To build from source clone this repository and run
$ mvn clean package
The agent jar will be built in the
$ ls -l target total 248 drwxr-xr-x 16 jmaloney admin 544 Aug 18 10:07 apidocs drwxr-xr-x 4 jmaloney admin 136 Aug 18 10:07 classes drwxr-xr-x 3 jmaloney admin 102 Aug 18 10:07 generated-sources drwxr-xr-x 4 jmaloney admin 136 Aug 18 10:07 jarjar -rw-r--r-- 1 jmaloney admin 74471 Aug 18 10:07 java-allocation-instrumenter-3.0-SNAPSHOT-javadoc.jar -rw-r--r-- 1 jmaloney admin 34017 Aug 18 10:07 java-allocation-instrumenter-3.0-SNAPSHOT-sources.jar -rw-r--r-- 1 jmaloney admin 9327 Aug 18 10:07 java-allocation-instrumenter-3.0-SNAPSHOT.jar drwxr-xr-x 4 jmaloney admin 136 Aug 18 10:07 javadoc-bundle-options drwxr-xr-x 3 jmaloney admin 102 Aug 18 10:07 maven-archiver drwxr-xr-x 3 jmaloney admin 102 Aug 18 10:07 maven-status drwxr-xr-x 3 jmaloney admin 102 Aug 18 10:07 original-classes
java-allocation-instrumenter-3.0-SNAPSHOT.jar file is the jar to specify in the javaagent parameter and the jar that contains the FlameCollapse utility.
There are two sampling strategies that can be employed. The way they operate is fundamentally different.
Allocation Count Strategy
The allocation count strategy keeps a thread local counter of the number of allocations since the last sample and when that count is reached another sample is taken and the thread local counter set back to 0.
Time Based Strategy
The time based strategy sets a global timestamp which represents the earliest time the next sample can be taken. When an allocation occurs after this timestamp the global timestamp is set to the current time plus the minSampleInterval.

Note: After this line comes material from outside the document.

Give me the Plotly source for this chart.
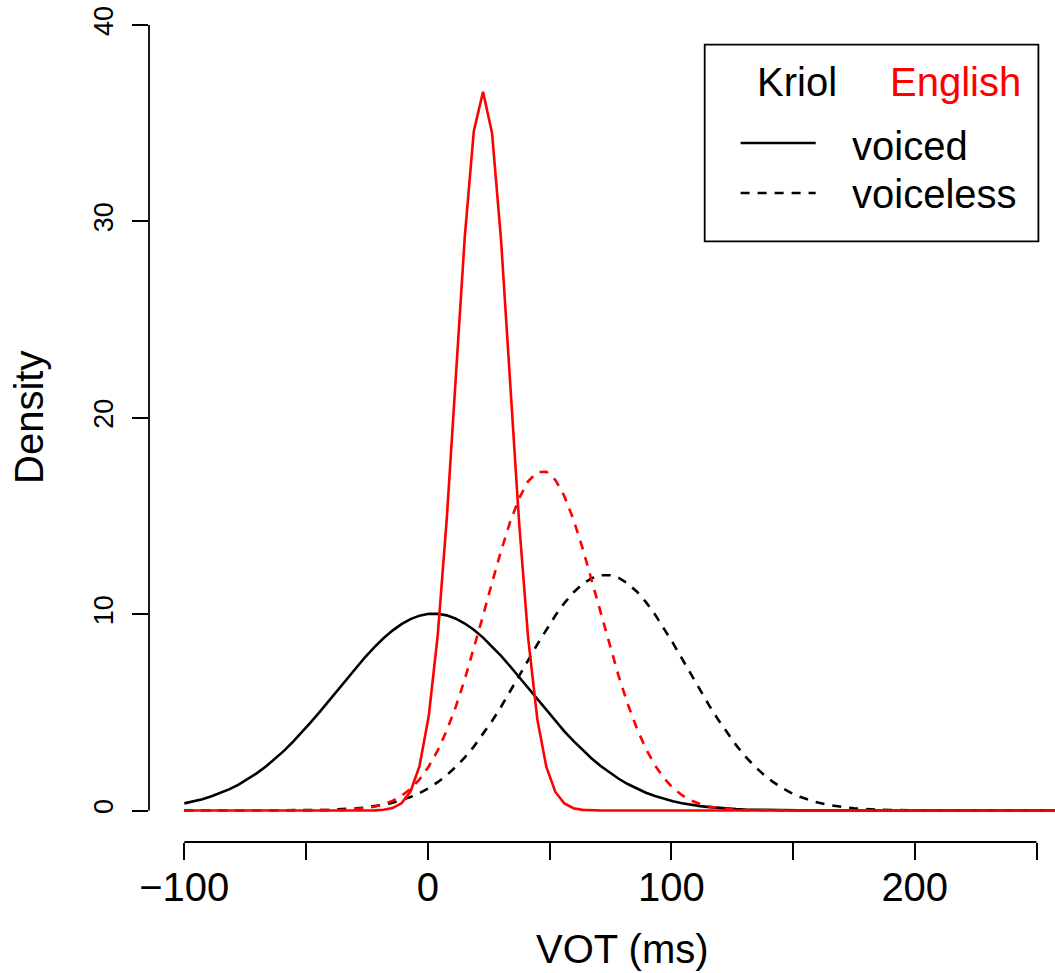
import plotly.graph_objects as go

# ---- data ----
vot = [-100.0, -96.3, -92.6, -88.8, -85.1, -81.4, -77.7, -74.0, -70.3, -66.5,
       -62.8, -59.1, -55.4, -51.7, -48.0, -44.2, -40.5, -36.8, -33.1, -29.4,
       -25.7, -21.9, -18.2, -14.5, -10.8, -7.1, -3.4, 0.4, 4.1, 7.8,
       11.5, 15.2, 18.9, 22.7, 26.4, 30.1, 33.8, 37.5, 41.2, 45.0,
       48.7, 52.4, 56.1, 59.8, 63.5, 67.3, 71.0, 74.7, 78.4, 82.1,
       85.9, 89.6, 93.3, 97.0, 100.7, 104.4, 108.2, 111.9, 115.6, 119.3,
       123.0, 126.7, 130.5, 134.2, 137.9, 141.6, 145.3, 149.0, 152.8, 156.5,
       160.2, 163.9, 167.6, 171.3, 175.1, 178.8, 182.5, 186.2, 189.9, 193.6,
       197.4, 201.1, 204.8, 208.5, 212.2, 215.9, 219.7, 223.4, 227.1, 230.8,
       234.5, 238.2, 242.0, 245.7, 249.4, 253.1, 256.8, 260.5, 264.3, 268.0]

kriol_voiced = [0.366, 0.464, 0.581, 0.727, 0.895, 1.093, 1.324, 1.589, 1.892, 2.241,
                2.622, 3.039, 3.493, 3.982, 4.499, 5.053, 5.611, 6.174, 6.738, 7.290,
                7.817, 8.324, 8.772, 9.165, 9.493, 9.748, 9.924, 10.017, 10.021, 9.938,
                9.771, 9.525, 9.205, 8.806, 8.363, 7.872, 7.348, 6.798, 6.237, 5.656,
                5.098, 4.557, 4.036, 3.546, 3.087, 2.654, 2.271, 1.926, 1.620, 1.351,
                1.110, 0.910, 0.739, 0.595, 0.475, 0.376, 0.293, 0.228, 0.176, 0.134,
                0.102, 0.076, 0.056, 0.042, 0.031, 0.022, 0.016, 0.011, 0.008, 0.005,
                0.004, 0.003, 0.002, 0.001, 0.0, 0.0, 0.0, 0.0, 0.0, 0.0,
                0.0, 0.0, 0.0, 0.0, 0.0, 0.0, 0.0, 0.0, 0.0, 0.0,
                0.0, 0.0, 0.0, 0.0, 0.0, 0.0, 0.0, 0.0, 0.0, 0.0]

kriol_voiceless = [0.0, 0.0, 0.0, 0.0, 0.0, 0.0, 0.0, 0.0, 0.0, 0.0,
                   0.001, 0.003, 0.006, 0.012, 0.018, 0.026, 0.039, 0.056, 0.080, 0.112,
                   0.156, 0.217, 0.295, 0.396, 0.525, 0.688, 0.891, 1.146, 1.447, 1.806,
                   2.225, 2.708, 3.257, 3.888, 4.560, 5.285, 6.050, 6.845, 7.648, 8.462,
                   9.223, 9.932, 10.566, 11.104, 11.527, 11.827, 11.979, 11.985, 11.845, 11.566,
                   11.142, 10.614, 9.988, 9.284, 8.525, 7.734, 6.910, 6.115, 5.346, 4.618,
                   3.940, 3.320, 2.750, 2.262, 1.837, 1.475, 1.169, 0.916, 0.703, 0.538,
                   0.406, 0.302, 0.223, 0.162, 0.115, 0.082, 0.057, 0.040, 0.027, 0.018,
                   0.012, 0.008, 0.005, 0.003, 0.002, 0.001, 0.0, 0.0, 0.0, 0.0,
                   0.0, 0.0, 0.0, 0.0, 0.0, 0.0, 0.0, 0.0, 0.0, 0.0]

english_voiced = [0.0, 0.0, 0.0, 0.0, 0.0, 0.0, 0.0, 0.0, 0.0, 0.0,
                  0.0, 0.0, 0.0, 0.0, 0.0, 0.0, 0.0, 0.0, 0.0, 0.0,
                  0.002, 0.011, 0.039, 0.127, 0.371, 0.970, 2.266, 4.817, 8.949, 14.86,
                  22.04, 29.22, 34.59, 36.60, 34.49, 29.03, 21.84, 14.68, 8.81, 4.64,
                  2.218, 0.947, 0.361, 0.123, 0.037, 0.010, 0.002, 0.0, 0.0, 0.0,
                  0.0, 0.0, 0.0, 0.0, 0.0, 0.0, 0.0, 0.0, 0.0, 0.0,
                  0.0, 0.0, 0.0, 0.0, 0.0, 0.0, 0.0, 0.0, 0.0, 0.0,
                  0.0, 0.0, 0.0, 0.0, 0.0, 0.0, 0.0, 0.0, 0.0, 0.0,
                  0.0, 0.0, 0.0, 0.0, 0.0, 0.0, 0.0, 0.0, 0.0, 0.0,
                  0.0, 0.0, 0.0, 0.0, 0.0, 0.0, 0.0, 0.0, 0.0, 0.0]

english_voiceless = [0.0, 0.0, 0.0, 0.0, 0.0, 0.0, 0.0, 0.0, 0.0, 0.0,
                     0.0, 0.0, 0.0, 0.0, 0.0, 0.007, 0.013, 0.024, 0.042, 0.071,
                     0.120, 0.199, 0.318, 0.494, 0.748, 1.104, 1.588, 2.246, 3.065, 4.080,
                     5.289, 6.685, 8.233, 9.930, 11.608, 13.224, 14.686, 15.892, 16.762, 17.234,
                     17.253, 16.833, 16.004, 14.831, 13.392, 11.743, 10.065, 8.408, 6.846, 5.432,
                     4.171, 3.140, 2.304, 1.649, 1.149, 0.780, 0.511, 0.330, 0.207, 0.127,
                     0.076, 0.044, 0.025, 0.014, 0.007, 0.004, 0.0, 0.0, 0.0, 0.0,
                     0.0, 0.0, 0.0, 0.0, 0.0, 0.0, 0.0, 0.0, 0.0, 0.0,
                     0.0, 0.0, 0.0, 0.0, 0.0, 0.0, 0.0, 0.0, 0.0, 0.0,
                     0.0, 0.0, 0.0, 0.0, 0.0, 0.0, 0.0, 0.0, 0.0, 0.0]

x_ticks = [-100, -50, 0, 50, 100, 150, 200, 250]
x_tick_labels = ["\u2212100", "", "0", "", "100", "", "200", ""]
y_ticks = [0, 10, 20, 30, 40]
y_tick_labels = ["0", "10", "20", "30", "40"]

x_label = "VOT (ms)"
y_label = "Density"
legend_langs = ["Kriol", "English"]
legend_types = ["voiced", "voiceless"]

# ---- geometry (pixels of the 1055x973 canvas) ----
W, H = 1055, 973
L, R, T, B = 149, 0, 0, 131
PW, PH = W - L - R, H - T - B
FONT = "Liberation Sans, Arial, Helvetica, sans-serif"
BLACK, RED = "#000000", "#ff0000"
LW = 2.6
DASH = "9px,8px"


def px(xp):
    return (xp - L) / PW


def py(yp):
    return (H - B - yp) / PH


fig = go.Figure()
series = [
    (kriol_voiced, BLACK, "solid"),
    (kriol_voiceless, BLACK, DASH),
    (english_voiced, RED, "solid"),
    (english_voiceless, RED, DASH),
]
for ys, col, dash in series:
    fig.add_trace(go.Scatter(x=vot, y=ys, mode="lines",
                             line=dict(color=col, width=LW, dash=dash),
                             showlegend=False, hoverinfo="skip"))

shapes = []
# axis lines spanning first to last tick (R style)
shapes.append(dict(type="line", xref="x", yref="paper",
                   x0=x_ticks[0], x1=x_ticks[-1], y0=0, y1=0,
                   line=dict(color=BLACK, width=1.8)))
shapes.append(dict(type="line", xref="paper", yref="y",
                   x0=0, x1=0, y0=y_ticks[0], y1=y_ticks[-1],
                   line=dict(color=BLACK, width=1.8)))
# legend box
shapes.append(dict(type="rect", xref="paper", yref="paper",
                   x0=px(704.7), x1=px(1038.4), y0=py(241.4), y1=py(44.6),
                   line=dict(color=BLACK, width=1.8), fillcolor="white"))
# legend line samples
shapes.append(dict(type="line", xref="paper", yref="paper",
                   x0=px(740.6), x1=px(815.7), y0=py(143), y1=py(143),
                   line=dict(color=BLACK, width=LW)))
shapes.append(dict(type="line", xref="paper", yref="paper",
                   x0=px(740.6), x1=px(815.7), y0=py(193), y1=py(193),
                   line=dict(color=BLACK, width=LW, dash=DASH)))

annotations = [
    dict(text=legend_langs[0], x=px(796.5), y=py(82), xref="paper", yref="paper",
         xanchor="center", yanchor="middle", showarrow=False,
         font=dict(family=FONT, size=40, color=BLACK)),
    dict(text=legend_langs[1], x=px(955), y=py(82), xref="paper", yref="paper",
         xanchor="center", yanchor="middle", showarrow=False,
         font=dict(family=FONT, size=40, color=RED)),
    dict(text=legend_types[0], x=px(850), y=py(146), xref="paper", yref="paper",
         xanchor="left", yanchor="middle", showarrow=False,
         font=dict(family=FONT, size=40, color=BLACK)),
    dict(text=legend_types[1], x=px(850), y=py(194), xref="paper", yref="paper",
         xanchor="left", yanchor="middle", showarrow=False,
         font=dict(family=FONT, size=40, color=BLACK)),
    dict(text=x_label, x=px(622), y=py(949), xref="paper", yref="paper",
         xanchor="center", yanchor="middle", showarrow=False,
         font=dict(family=FONT, size=40, color=BLACK)),
    dict(text=y_label, x=px(29), y=py(417), xref="paper", yref="paper",
         xanchor="center", yanchor="middle", showarrow=False, textangle=-90,
         font=dict(family=FONT, size=40, color=BLACK)),
]

fig.update_layout(
    width=W, height=H,
    margin=dict(l=L, r=R, t=T, b=B, pad=0),
    paper_bgcolor="white", plot_bgcolor="white",
    font=dict(family=FONT, color=BLACK),
    shapes=shapes, annotations=annotations,
    xaxis=dict(range=[-114.5, 257.6], tickmode="array", tickvals=x_ticks,
               ticktext=x_tick_labels, ticks="outside", ticklen=16.6,
               tickwidth=1.8, tickcolor=BLACK, showline=False, showgrid=False,
               zeroline=False, ticklabelstandoff=-7,
               tickfont=dict(family=FONT, size=40, color=BLACK)),
    yaxis=dict(range=[-1.6, 41.27], tickmode="array", tickvals=y_ticks,
               ticktext=y_tick_labels, ticks="outside", ticklen=16.5,
               tickwidth=1.8, tickcolor=BLACK, showline=False, showgrid=False,
               zeroline=False, tickangle=-90, ticklabelstandoff=8,
               tickfont=dict(family=FONT, size=27, color=BLACK)),
)

fig.write_html("out.html")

To avoid sampling biases based on the periodic nature of programs every time a sample is taken the next time a sample can be taken has some randomness applied to it. In the case of the allocation count strategy this means that the number of allocations before the next sample is the
sample.rate + a random value between -sample.rate/2 and sample.rate/2
When using the time based strategy the next time a sample can be taken is
System.currentTimeMillis() + min.sample.interval + a random value between -min.sample.interval/2 and min.sample.interval/2
The average number of samples per second should still be the value set in the properties, however, there is some variance.
The sampler itself has the following properties that can be passed into the agent.
|recorder||flame/lifetime||Use either the flame of lifetime recorder|
|output.file||filepath||Where to output the sampling data.|
|stack.trace.verbosity||methodName/methodClassName/ methodClassLineNumber||How much detail about each stack frame in the sample is printed.|
|record.size||true/false||Whether or not to estimate size of objects.|
|sample.delay.secs||integer||Some applications have a long startup which you do not want to profile. This allows you delay all sampling for a specified amount of time.|
|sample.strategy||time/allocationCount||The time based sampling strategy allows you to specify the minimum interval in between samples. The allocationCount strategy allows you to specify the number of allocations before taking the next sample (a count is kept per thread).|
|sample.interval.ms||integer||The minimum time between samples. Only used when sample.strategy=time.|
|sample.rate||integer||The number of allocations to wait before sampling. Only used when sample.strategy=allocationCount.|
This likely breaks all escape analysis done by the JVM and thus can/will report object allocation that would otherwise be optimized away. I have a few ideas on how to generate a profile of allocations that can be eliminated through escape analysis and then use this profile to prevent instrumentation of those allocations by the sampler but that is a work in progress at best.